Escrow or source code access is appropriate when a customer relies on vendor-hosted software for mission-critical operations and needs assurances against vendor failure or discontinuation. Escrow arrangements should specify deposit content, verification procedures, and release triggers such as bankruptcy or prolonged service failure, and define the process for obtaining and maintaining a usable copy of the code. Consider the frequency of deposits, verification rights, and technical documentation required to ensure the escrowed materials facilitate continued operations if released.

Subprocessor clauses and audit rights manage how vendors delegate processing to third parties and how customers can verify compliance with contractual data protections. Subprocessor lists, prior notice or consent requirements, and flow-down obligations ensure subcontractors meet agreed security standards. Audit rights should be narrowly tailored to protect confidentiality while permitting reasonable verification, and include remedies or termination rights if subprocessors materially breach data protection commitments or fail to meet prescribed security controls.

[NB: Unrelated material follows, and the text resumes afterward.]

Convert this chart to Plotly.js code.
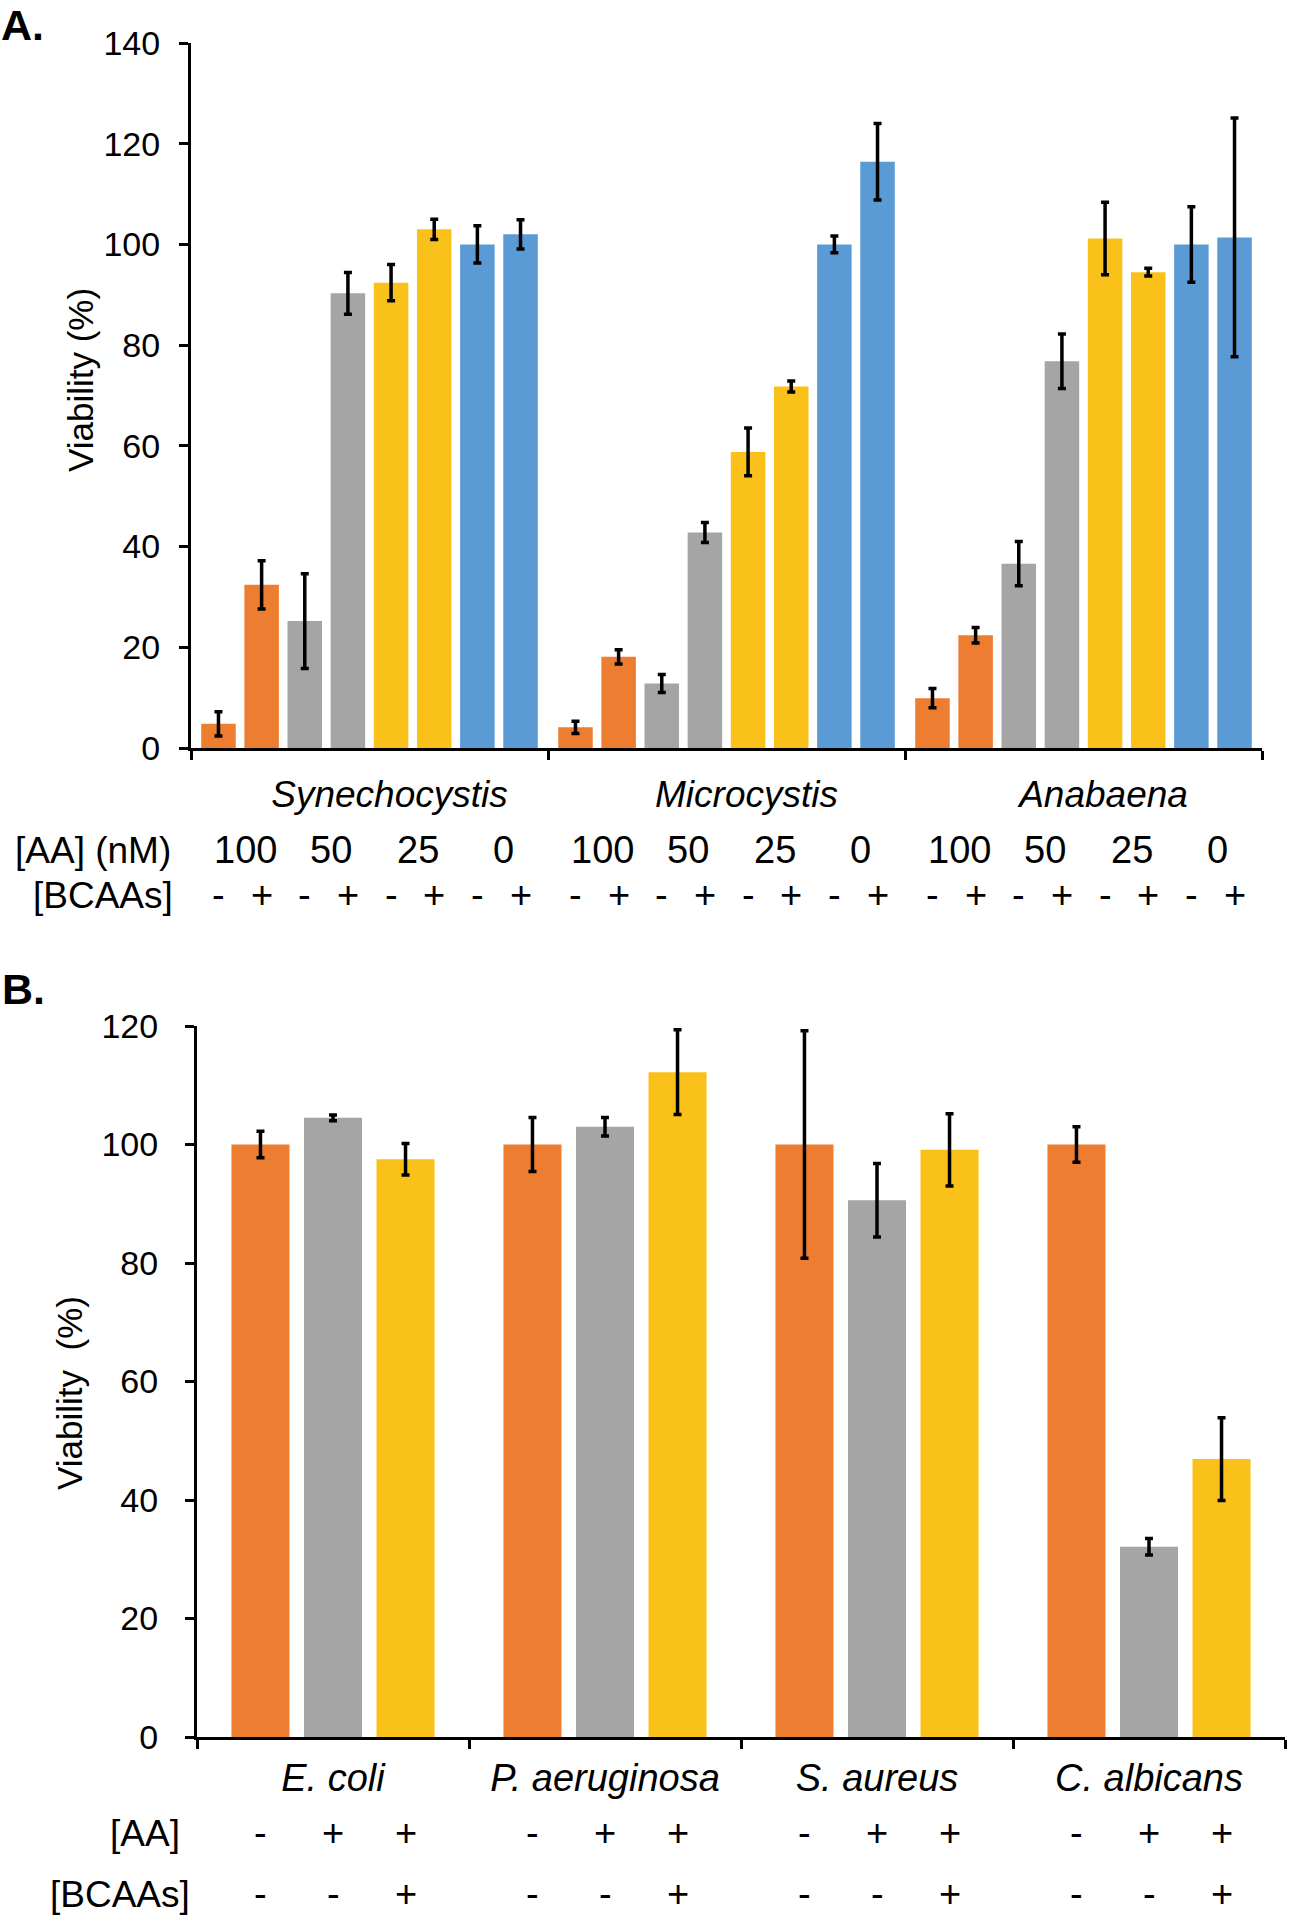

Cross-border data transfers affect contract language by requiring specific mechanisms for lawful transfers, such as standard contractual clauses, binding corporate rules, or compliance measures for countries with differing privacy regimes. Contracts should identify data export jurisdictions, provide safeguards for transfers, and assign responsibilities for compliance with local data protection requirements. Clarifying transfer obligations and any additional controls like encryption or localization requirements reduces regulatory risk and ensures operational predictability when services operate across multiple legal jurisdictions.